* EXERCISE GOAL *
Your copy of the material must match it exactly, except that pictures are dropped.

* DATA EXCERPT *
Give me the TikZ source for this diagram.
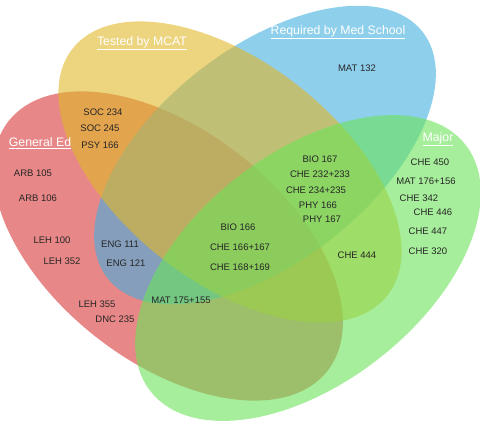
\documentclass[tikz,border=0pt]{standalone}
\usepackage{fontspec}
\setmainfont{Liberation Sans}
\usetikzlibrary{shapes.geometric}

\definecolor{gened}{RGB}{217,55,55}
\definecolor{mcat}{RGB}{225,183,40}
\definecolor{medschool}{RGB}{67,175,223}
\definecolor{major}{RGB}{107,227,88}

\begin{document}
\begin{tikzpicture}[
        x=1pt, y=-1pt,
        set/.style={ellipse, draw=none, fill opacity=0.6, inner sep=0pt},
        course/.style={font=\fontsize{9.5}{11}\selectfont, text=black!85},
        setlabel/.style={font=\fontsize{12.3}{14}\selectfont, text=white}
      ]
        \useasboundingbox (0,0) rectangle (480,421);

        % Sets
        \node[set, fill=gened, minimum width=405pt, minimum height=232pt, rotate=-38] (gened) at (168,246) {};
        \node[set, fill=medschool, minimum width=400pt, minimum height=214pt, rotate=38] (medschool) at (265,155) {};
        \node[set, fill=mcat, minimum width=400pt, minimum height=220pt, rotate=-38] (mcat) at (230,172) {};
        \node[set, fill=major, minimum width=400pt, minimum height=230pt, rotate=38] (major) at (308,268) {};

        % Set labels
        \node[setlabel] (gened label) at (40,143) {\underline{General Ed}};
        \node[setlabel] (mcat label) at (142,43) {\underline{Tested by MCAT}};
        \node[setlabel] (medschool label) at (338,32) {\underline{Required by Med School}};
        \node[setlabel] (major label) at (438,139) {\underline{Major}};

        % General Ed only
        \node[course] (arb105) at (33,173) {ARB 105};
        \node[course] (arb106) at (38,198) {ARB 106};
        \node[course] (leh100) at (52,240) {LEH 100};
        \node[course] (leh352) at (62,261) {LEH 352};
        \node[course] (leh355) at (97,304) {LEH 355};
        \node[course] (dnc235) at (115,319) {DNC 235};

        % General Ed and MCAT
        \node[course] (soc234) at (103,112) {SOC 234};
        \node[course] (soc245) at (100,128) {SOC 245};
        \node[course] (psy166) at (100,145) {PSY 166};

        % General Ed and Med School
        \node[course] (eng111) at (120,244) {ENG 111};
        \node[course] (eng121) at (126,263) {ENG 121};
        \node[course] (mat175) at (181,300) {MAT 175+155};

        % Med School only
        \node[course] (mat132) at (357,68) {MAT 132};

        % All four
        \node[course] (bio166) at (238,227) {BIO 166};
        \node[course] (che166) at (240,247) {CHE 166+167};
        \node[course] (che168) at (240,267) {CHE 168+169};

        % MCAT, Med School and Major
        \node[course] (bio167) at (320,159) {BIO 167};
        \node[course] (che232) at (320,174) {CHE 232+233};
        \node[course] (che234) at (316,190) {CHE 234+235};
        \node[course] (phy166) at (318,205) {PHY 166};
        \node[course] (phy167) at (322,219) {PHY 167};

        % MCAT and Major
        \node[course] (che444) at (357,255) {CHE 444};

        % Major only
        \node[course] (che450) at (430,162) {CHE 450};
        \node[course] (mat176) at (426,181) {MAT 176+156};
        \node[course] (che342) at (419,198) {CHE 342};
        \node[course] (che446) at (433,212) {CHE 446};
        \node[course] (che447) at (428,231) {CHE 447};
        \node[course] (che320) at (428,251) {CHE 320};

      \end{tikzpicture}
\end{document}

* OUTPUT *
Give me the TikZ source for this diagram.
\documentclass[tikz,border=0pt]{standalone}
\usepackage{fontspec}
\setmainfont{Liberation Sans}
\usetikzlibrary{shapes.geometric}

\definecolor{gened}{RGB}{217,55,55}
\definecolor{mcat}{RGB}{225,183,40}
\definecolor{medschool}{RGB}{67,175,223}
\definecolor{major}{RGB}{107,227,88}

\begin{document}
\begin{tikzpicture}[
        x=1pt, y=-1pt,
        set/.style={ellipse, draw=none, fill opacity=0.6, inner sep=0pt},
        course/.style={font=\fontsize{9.5}{11}\selectfont, text=black!85},
        setlabel/.style={font=\fontsize{12.3}{14}\selectfont, text=white}
      ]
        \useasboundingbox (0,0) rectangle (480,421);

        % Sets
        \node[set, fill=gened, minimum width=405pt, minimum height=232pt, rotate=-38] (gened) at (168,246) {};
        \node[set, fill=medschool, minimum width=400pt, minimum height=214pt, rotate=38] (medschool) at (265,155) {};
        \node[set, fill=mcat, minimum width=400pt, minimum height=220pt, rotate=-38] (mcat) at (230,172) {};
        \node[set, fill=major, minimum width=400pt, minimum height=230pt, rotate=38] (major) at (308,268) {};

        % Set labels
        \node[setlabel] (gened label) at (40,143) {\underline{General Ed}};
        \node[setlabel] (mcat label) at (142,43) {\underline{Tested by MCAT}};
        \node[setlabel] (medschool label) at (338,32) {\underline{Required by Med School}};
        \node[setlabel] (major label) at (438,139) {\underline{Major}};

        % General Ed only
        \node[course] (arb105) at (33,173) {ARB 105};
        \node[course] (arb106) at (38,198) {ARB 106};
        \node[course] (leh100) at (52,240) {LEH 100};
        \node[course] (leh352) at (62,261) {LEH 352};
        \node[course] (leh355) at (97,304) {LEH 355};
        \node[course] (dnc235) at (115,319) {DNC 235};

        % General Ed and MCAT
        \node[course] (soc234) at (103,112) {SOC 234};
        \node[course] (soc245) at (100,128) {SOC 245};
        \node[course] (psy166) at (100,145) {PSY 166};

        % General Ed and Med School
        \node[course] (eng111) at (120,244) {ENG 111};
        \node[course] (eng121) at (126,263) {ENG 121};
        \node[course] (mat175) at (181,300) {MAT 175+155};

        % Med School only
        \node[course] (mat132) at (357,68) {MAT 132};

        % All four
        \node[course] (bio166) at (238,227) {BIO 166};
        \node[course] (che166) at (240,247) {CHE 166+167};
        \node[course] (che168) at (240,267) {CHE 168+169};

        % MCAT, Med School and Major
        \node[course] (bio167) at (320,159) {BIO 167};
        \node[course] (che232) at (320,174) {CHE 232+233};
        \node[course] (che234) at (316,190) {CHE 234+235};
        \node[course] (phy166) at (318,205) {PHY 166};
        \node[course] (phy167) at (322,219) {PHY 167};

        % MCAT and Major
        \node[course] (che444) at (357,255) {CHE 444};

        % Major only
        \node[course] (che450) at (430,162) {CHE 450};
        \node[course] (mat176) at (426,181) {MAT 176+156};
        \node[course] (che342) at (419,198) {CHE 342};
        \node[course] (che446) at (433,212) {CHE 446};
        \node[course] (che447) at (428,231) {CHE 447};
        \node[course] (che320) at (428,251) {CHE 320};

      \end{tikzpicture}
\end{document}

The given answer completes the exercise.